Frequently Asked Questions (FAQs)
1. What happens if no one wants to be the executor of a will?
If no one accepts the role of executor, the probate court will appoint a personal representative (also known as an administrator). This person is usually a close family member or someone with a legal interest in the estate. If no suitable person steps forward, the court may assign a public administrator to handle the estate.
2. Can someone be forced to serve as executor of a will?
No, an individual cannot be forced to serve as executor. The role is voluntary, and even if someone is named in a will, they have the legal right to decline by filing a renunciation with the probate court.
3. How long does the process take if a court has to appoint someone?

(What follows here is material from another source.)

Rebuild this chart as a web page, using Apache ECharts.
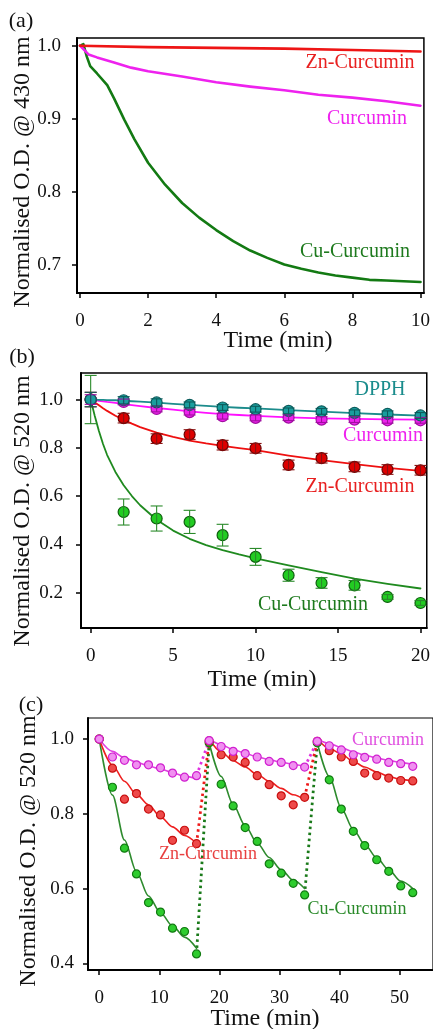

If the named executor declines and the court must appoint someone else, the process can take a few weeks to a few months. It depends on court schedules, whether a suitable replacement is available, and whether there are disputes among the heirs.
4. Is there a legal difference between an executor and a personal representative?
The terms are often used interchangeably, but technically, an "executor" is named in a will, while a "personal representative" is appointed by the court when no will exists or no executor is willing or able to serve.
5. Can a beneficiary of a will also serve as executor?
Yes, beneficiaries are often chosen as executors. There is no legal conflict in serving both roles as long as the person fulfills their fiduciary duties responsibly and treats all beneficiaries fairly.